Lux, James P james.p.lux at jpl.nasa.gov
Mon Dec 29 08:48:37 PST 2008




On 12/29/08 7:01 AM, "Gerry Creager" <gerry.creager at tamu.edu> wrote:

> OUR users are willing to pony up the funds to buy Matlab.  We're already
> running Octave but they claimed they didn't know how to use it.  Even
> after we showed them Matlab scripts that "just ran" on Octave.


I use both on Windows and MacOS X..

While it's true that Matlab scripts just run on Octave, the "setup" process
is somewhat trickier for Octave on Windows.  For instance, the whole Octave
thing is very unix-like, especially in terms of paths, file functions, etc.
so it's not quite so load and go as Matlab.  Matlab also has a GUI which
makes doing things like setting the path, working directory, etc, much
easier for an unsophisticated user.
Matlab's graphics and visualization functions are far more sophisticated
than Octave's too.
Octave has nothing comparable to Simulink or RealTimeWorkbench, which are
sort of a step beyond a simple "toolbox" (e.g. Cranking out something like
ccmatlab to make ccoctave shouldn't be a big challenge, or, for instance,
the mapping toolbox.. But duplicating Simulink would be a lot of work)

The other thing is that there are useful things out there for Matlab (e.g. A
BSD Sockets library) that aren't trivially obtainable for Octave. To a
certain extent, this is just because the originator has Matlab, and has only
bothered to develop/compile/package things up for Matlab (i.e. They're
basically making available something they had to build for their own
purposes, not trying to create a product, per se). This is particularly the
case when your Matlab app is trying to talk to other processes or hardware.
The man or woman with the weird hardware is going to slog through doing the
drivers once, perhaps distribute them for free once done (because they were
paid by the taxpayer, for instance), but isn't going to do it again for a
different environment, just out of the goodness of their heart.

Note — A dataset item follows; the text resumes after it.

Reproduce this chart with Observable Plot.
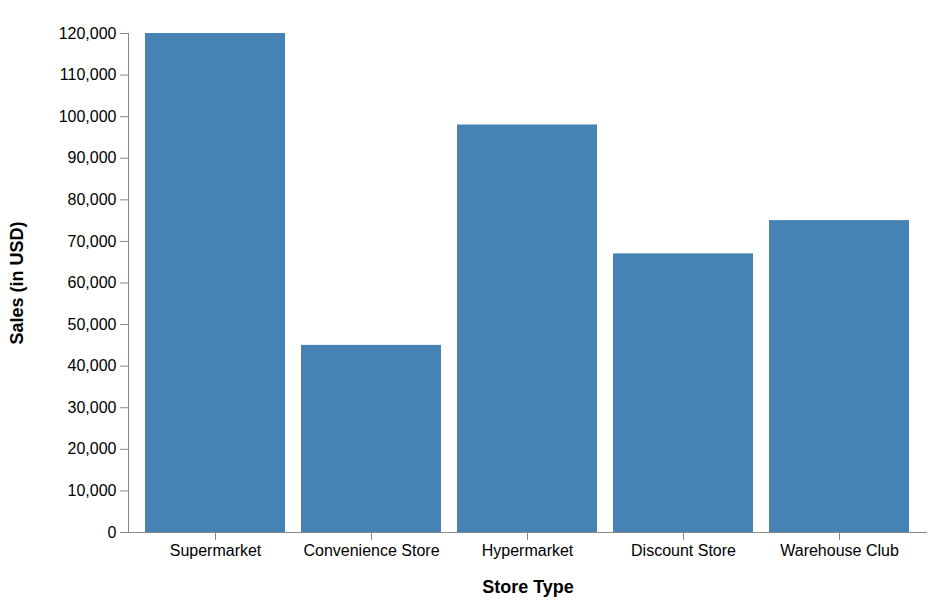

So, for just running standalone computational stuff, Octave gives Matlab a
good run for the money, but as soon as you start thinking of Matlab as a
generalized tool for tinkering about and such, it starts to lag behind.  You
pay for the ease and slickness of the Matlab tool.  What might be
interesting is a sort of cross development model:i.e. Develop in Matlab,
which is nicer for interactive stuff, then use Octave, etc, to run the
production job on a cluster (so you don't have to deal with Mathworks weird
licensing on clusters).


Octave vs Matlab is sort of like OO vs MSOffice.. It mostly works and for
many tasks is perfectly adequate, but it's not the same.